Cosa vuol dire suicidarsi? Liberarsi finalmente di un fardello, di un peso che grava sulle tue spalle impedendoti di camminare, di correre e di volare? Ce lo chiediamo un po’ tutti quando accadono situazioni come questa. E spesso neppure abbiamo finito di chiedercelo che già ci rispondiamo andando ad analizzare le cause che possono aver portato quella persona ad un simile gesto. Era depresso, aveva problemi con la famiglia, problemi con gli amici, aveva perso il lavoro, non si sentiva appagato… potremmo andare avanti all’infinito, potremmo continuare ad elencare senza mai rispondere veramente a quella domanda. Suicidarsi significa seppellire sogni e speranze, con la consapevolezza che non si può tornare indietro. È un gesto che esprime una necessità di amore, di conforto, sicurezza, che spesso non può essere colmata. Chi si suicida ha smesso di credere non tanto in un qualunque Dio, ma soprattutto in sé stesso, sa che, compiendo quest’ultimo atto, di lui non resterà che polvere dispersa nell’immensità del tempo. È consapevole che non rivedrà mai più chi ama e che, così, creerà una voragine nel cuore di chi lo ha amato. “Ha scelto la strada più facile” – commentano alcuni ragazzi. È veramente così? Certe volte penso che non puoi capire veramente una situazione finché non sei parte di essa o, per lo meno, cerchi di immedesimartici almeno un po’. Maria non ha scelto la via più facile. Ha scelto la più difficile. Con questo suo gesto ha voluto dire: “Io sono un essere umano e preferisco perdere tutto che convivere con il mio dolore”.

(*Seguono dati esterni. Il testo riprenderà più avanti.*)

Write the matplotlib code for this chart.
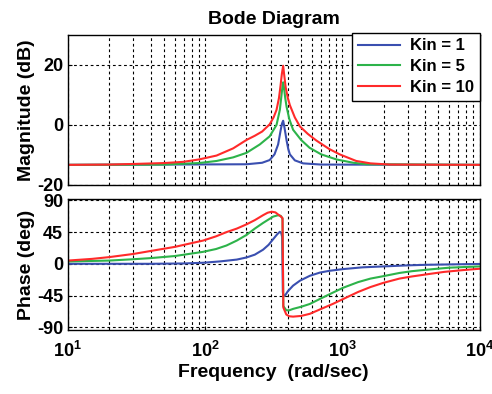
import matplotlib
matplotlib.use('Agg')
import matplotlib.pyplot as plt
from matplotlib.ticker import FixedLocator, FixedFormatter, LogLocator, NullFormatter

plt.rcParams['font.family'] = ['Liberation Sans', 'DejaVu Sans']
plt.rcParams['font.weight'] = 'bold'
plt.rcParams['axes.unicode_minus'] = False
plt.rcParams['mathtext.fontset'] = 'custom'
plt.rcParams['mathtext.rm'] = 'Liberation Sans:bold'
plt.rcParams['mathtext.bf'] = 'Liberation Sans:bold'

# magnitude curves (rad/sec, dB)
w_mag_1 = [10, 200, 260, 295, 320, 340, 354, 363, 370, 377, 385, 392, 403, 414, 450, 517, 700, 10000]
mag_1 = [-13.3, -13.1, -12.6, -11.7, -9.8, -6.5, -2.0, 0.5, 1.4, -0.5, -3.0, -5.2, -8.0, -9.8, -11.8, -12.8, -13.2, -13.3]

w_mag_5 = [10, 50, 90, 121, 160, 200, 250, 295, 331, 350, 360, 366, 370, 375, 383, 392, 410, 437,
           500, 576, 700, 906, 1200, 1500, 10000]
mag_5 = [-13.3, -13.2, -12.7, -12.0, -10.8, -9.3, -6.5, -3.8, 0.0, 5.0, 10.0, 13.0, 14.2, 12.5, 9.0, 6.0, 2.0, -1.6,
         -5.0, -7.6, -9.8, -11.5, -12.6, -13.1, -13.3]

w_mag_10 = [10, 20, 30, 50, 69, 90, 121, 160, 200, 230, 260, 295, 315, 331, 345, 354, 362, 370, 378, 386,
            400, 414, 450, 490, 560, 646, 800, 955, 1260, 1600, 2213, 10000]
mag_10 = [-13.3, -13.2, -13.0, -12.7, -12.3, -11.5, -10.2, -7.8, -5.0, -3.6, -2.2, 0.2, 2.5, 5.0, 9.0, 13.0, 17.0, 19.7, 16.0, 12.5,
          9.0, 6.6, 2.5, -0.5, -3.0, -5.2, -8.0, -9.8, -12.0, -12.8, -13.2, -13.3]

# phase curves (rad/sec, deg)
w_ph_1 = [10, 39.5, 70, 96.6, 130, 170, 200, 230, 264, 290, 313, 335, 350, 358, 364, 368, 372, 385, 400,
          437, 490, 579, 684, 800, 1012, 1400, 1990, 3000, 4090, 10000]
ph_1 = [0, 0, 0.5, 1.5, 3.5, 6, 9, 13, 20, 27, 35, 42, 45.5, 44, 38, -40, -46, -44, -39,
        -31, -24, -17, -12.5, -10, -7.5, -5, -3.7, -2.2, -1.4, -0.2]

w_ph_5 = [10, 20, 30, 39.5, 60, 96.6, 120, 143, 170, 200, 230, 264, 290, 313, 340, 356, 366, 371, 390, 410,
          437, 500, 579, 700, 850, 1012, 1300, 1600, 1990, 2600, 3200, 4090, 6000, 10000]
ph_5 = [3.3, 4.6, 6.5, 8, 11, 17, 21, 26, 33, 41, 50, 58, 63, 67, 69, 68, 64, -60, -66, -66,
        -64, -61, -57, -49, -41, -34, -26, -21, -17.5, -13, -10.5, -8.4, -5.5, -3.7]

w_ph_10 = [10, 15, 20, 30, 39.5, 60, 96.6, 120, 143, 170, 200, 230, 264, 285, 305, 325, 340, 352, 366, 371,
           390, 410, 437, 500, 579, 700, 850, 1012, 1300, 1600, 1990, 2600, 3200, 4090, 5500, 7500, 10000]
ph_10 = [4.6, 7, 9.5, 14, 18, 24, 33, 39, 45, 50, 56, 62, 69, 72.5, 74, 73, 70, 68, 65, -62,
         -72, -74.5, -75, -74, -71, -64, -57, -50, -40, -33, -27, -21, -18, -15, -11.5, -9, -7]

labels = ['Kin = 1', 'Kin = 5', 'Kin = 10']
colors = ['#3a4fb0', '#2db34a', '#ff2a2a']

fig = plt.figure(figsize=(4.92, 3.94), dpi=100)
ax1 = fig.add_axes([0.138, 0.5305, 0.837, 0.381])
ax2 = fig.add_axes([0.138, 0.1624, 0.837, 0.3325])

grid_kw = dict(color='black', linestyle=(0, (2.5, 2.5)), linewidth=0.8)

for w, m, c, lab in zip([w_mag_1, w_mag_5, w_mag_10], [mag_1, mag_5, mag_10], colors, labels):
    ax1.plot(w, m, color=c, lw=1.5, label=lab)
for w, p, c in zip([w_ph_1, w_ph_5, w_ph_10], [ph_1, ph_5, ph_10], colors):
    ax2.plot(w, p, color=c, lw=1.5)

for ax in (ax1, ax2):
    ax.set_xscale('log')
    ax.set_xlim(10, 1e4)
    ax.xaxis.set_major_locator(FixedLocator([10, 100, 1000, 10000]))
    ax.xaxis.set_minor_locator(LogLocator(base=10, subs=range(2, 10)))
    ax.xaxis.set_minor_formatter(NullFormatter())
    ax.grid(True, which='major', **grid_kw)
    ax.grid(True, which='minor', axis='x', **grid_kw)
    ax.tick_params(direction='in', labelsize=13, length=3)
    ax.tick_params(which='minor', length=0)
    for s in ax.spines.values():
        s.set_linewidth(1.0)
    ax.set_axisbelow(True)

ax1.set_ylim(-20, 30)
ax1.set_yticks([-20, 0, 20])
ax1.xaxis.set_major_formatter(NullFormatter())
ax1.set_ylabel('Magnitude (dB)', fontsize=14, fontweight='bold', labelpad=1)
ax1.set_title('Bode Diagram', fontsize=14, fontweight='bold', pad=8)
leg = ax1.legend(loc='upper right', fontsize=12, handlelength=2.5, borderaxespad=0.0,
                 frameon=True, fancybox=False, edgecolor='black', framealpha=1,
                 labelspacing=0.35, borderpad=0.35, handletextpad=0.6,
                 bbox_to_anchor=(1.0, 1.015))
leg.get_frame().set_linewidth(1.0)

ax2.set_ylim(-94, 92)
ax2.set_yticks([-90, -45, 0, 45, 90])
ax2.xaxis.set_major_formatter(FixedFormatter([r'$10^{1}$', r'$10^{2}$', r'$10^{3}$', r'$10^{4}$']))
ax2.tick_params(axis='x', pad=8)
ax2.set_ylabel('Phase (deg)', fontsize=14, fontweight='bold', labelpad=1)
ax2.set_xlabel('Frequency  (rad/sec)', fontsize=14, fontweight='bold', labelpad=2)

fig.savefig('out.png', dpi=100)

Dicono che non sappiamo più confrontarci con la realtà, con la vita reale. Dicono che non siamo uomini, siamo “massa”. Primo Levi scrive: “La memoria umana è uno strumento meraviglioso ma fallace. È questa una verità logora, nota non solo agli psicologi, ma anche a chiunque abbia posto attenzione al comportamento di chi lo circonda, o al suo stesso comportamento”. Proprio a fronte di questo, sono convinto che chiunque stia leggendo questo articolo, probabilmente io stesso che l’ho scritto, se non fra qualche giorno, fra qualche settimana senz’altro, si sarà dimenticato della storia di Maria. Non leggete ciò che ho scritto con gli occhi velati dall’utopia che un giorno questo possa cambiare. Lo disse sessant’anni fa lo stesso Levi: “l’uomo dimentica”. Ma noi dobbiamo dimostrare, a noi stessi prima di tutto, che non siamo “massa”. Noi siamo uomini. Ma non siamo neppure soltanto uomini. “L’uomo dimentica”, è vero, ma l’uomo ha un cuore e il cuore ricorda il significato dei gesti, delle parole, di tutto ciò che, in qualche modo, arriva anche solo a sfiorarlo.

Questo articolo non vuole essere un appello a scoraggiare tutti coloro che hanno pensato, anche soltanto qualche volta nella loro vita, di farla finita. Forse per quello, sono soltanto un uomo… forse serve la fede, la ragione non basta. Io credo che il problema sia in tutti coloro che guardano e tacciono. È da lì che parte tutto ed è da lì che – come uomini – possiamo iniziare ad agire. Dai bordi della strada, dal cuore della vita.